Published on July 15, 2012
Today in aviation history in 1969, the the Tu-144, a Soviet supersonic transport (SST) design, made a first flight that exceeded Mach 2.0. The story of the Tu-144 is one of politics and public image, more than technology and proven engineering. The aircraft was personally backed by Soviet Premier Brezhnev, who committed the USSR and its aviation sector to a huge investment of resources on the project as a symbol of national prestige. For Brezhnev, the Tu-144 was to serve as the crowning example of the achievement of Soviet technical superiority over the West.
The key problem was that an aircraft that is politically driven is almost assured of being an engineering failure. One of the designers involved would later say that the project was 15 years ahead of the Soviet Union’s actual capabilities, but that with political pressure from above, they had rushed the development process to an early launch. To make up for the shortfall of engineering capabilities, the Soviets did what the Soviets knew best — they stole the plans for the French-English SST called the Concorde. Even a cursory examination of the overall plan for both aircraft reveals that the two designs are remarkably similar in appearance.
However, the French and English were wise to Soviet moves — if rumors are to be believed, the French allowed the Soviets to steal a set of false plans that purposefully contained serious design errors. In any case, the Soviet aeronautical engineering expertise was sufficient enough to see through any counter-espionage programs. The Soviet Tupolev design bureau instead copied the key portions of the design and substituted Soviet engineering and technology to make up the gaps. In some areas, the Soviet aeronautical engineers even added their own inspired modifications as well.
Flown by Politics into the Ground
Having top level political support can be a blessing, yet it also can be a curse. In the case of the Tu-144, the political oversight was a disaster — the design team was told to not only match the Concorde’s performance, but beat it into service. This created a dramatically shortened flight test schedule before entering commercial service. As a result, the plane’s initial public relations flight revealed numerous shortcomings, even if cosmetic in nature. Ceiling panels were ajar, window shades dropped on their own, seat-back trays didn’t work, and so forth — all minor details, but indicative that major problems might be hidden under the skin. In fact, the plane suffered from serious structural problems.
In time, the project was proven a dismal failure, yet it would fly on until its chief political sponsor, Brezhnev himself, finally died. In typical Soviet fashion, only a new generation of leaders could cancel production and curtail flights. By that time, the aircraft had already amassed a terrifyingly dismal flight record with the Russian state-owned airline, Aeroflot.
Crashes and Accidents
During its entire service life, the Tu-144 flew just 55 passenger flights and 47 cargo flights (a total of 181 hours of flight time). In an attempt to limit potential crashes, the aircraft was kept on a highly restricted schedule — just one flight per week despite having eight aircraft in rotation. This allowed each aircraft to be carefully maintained for 4 to 8 weeks between flights. Even with that light schedule, the Tu-144S still had at least 226 major systems failures while in service — and 80 of those occurred during flight.

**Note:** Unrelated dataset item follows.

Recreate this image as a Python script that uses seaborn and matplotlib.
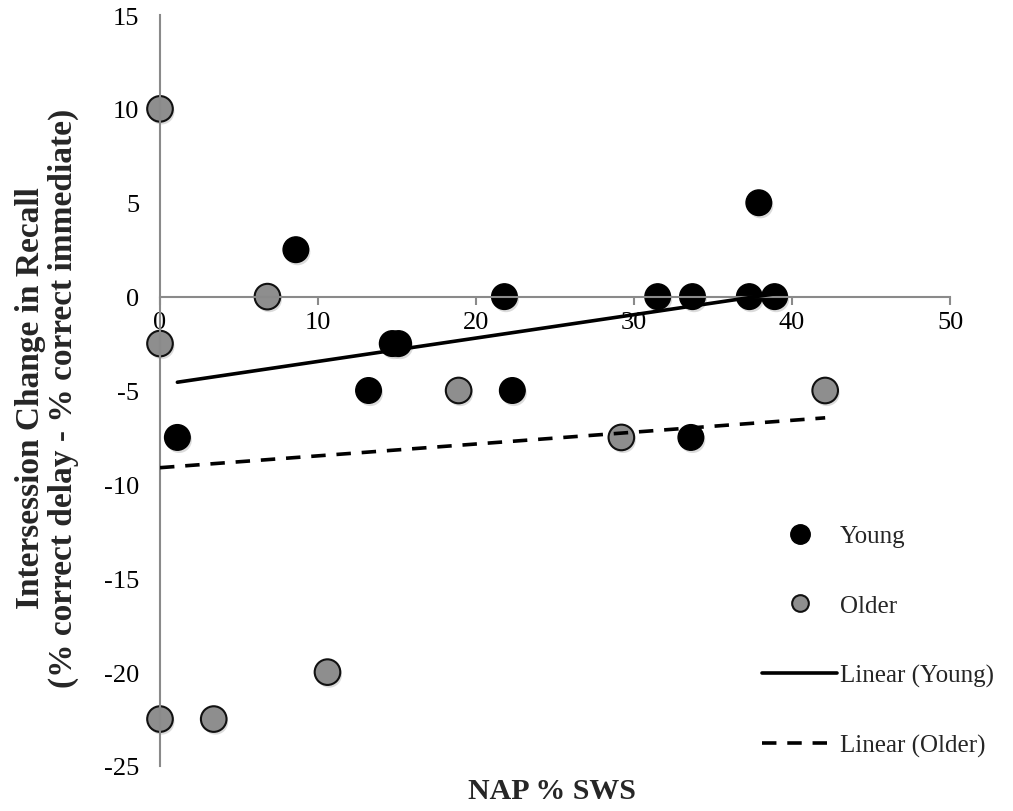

The most spectacular event, however, had nothing to do with an inflight systems failure. In 1973, a Tu-144 was brought to the Paris Air Show. The West seized the opportunity to examine Russian advancements, including an innovation involving retractable canard wings for improved slow speed handling. According to some reports, a French Mirage IIIR reconnaissance fighter flew past the Tu-144 at high speed for close-up photos. The surprised Russian pilots apparently pitched down to avoid what they thought was an impending midair collision. Instead, the aircraft nosed over too sharply and the pilots over pitched to try and save the plane from crashing. This caused an inflight break-up. Six people on board and eight more on the ground were killed in the ensuing crash.
The End of the Tu-144
While scheduled service ended with the final crash of the Tu-144, the aircraft would continue to be used sparingly for cargo flights and for other high speed testing, including by NASA after the fall of the Soviet Union. Ultimately, however, the Tu-144 would be grounded. Several would be turned into “gate guardians” while others would be parked in storage or placed on museum display. Whereas the Concorde flew a full service life — and beyond to the point of failure — the Tu-144 never truly reached the potential that its designers or the politicians had sought. Yet like the Concorde, the Tu-144 will forever be recognized as a beautiful aircraft and a part of aviation history.
One More Bit of Aviation Trivia
The idea of SST (supersonic passenger travel) has been a dream of the airlines and governments for decades. The problem has always been that when aircraft fly at supersonic speeds, they produce a sonic boom that rattles windows, breaks dishes and disturbs the public. In much of the world, supersonic overflights are therefore illegal, curtailing the potential benefits from SST travel. In recent years, new aerodynamic engineering techniques have emerged that cut up to 99 percent of the sonic boom. This has opened the door for a next generation of SSTs that will make the Concorde and Tu-144 look like ancient birds. So hold onto your hats — and not your ears — the future may be coming faster than you think.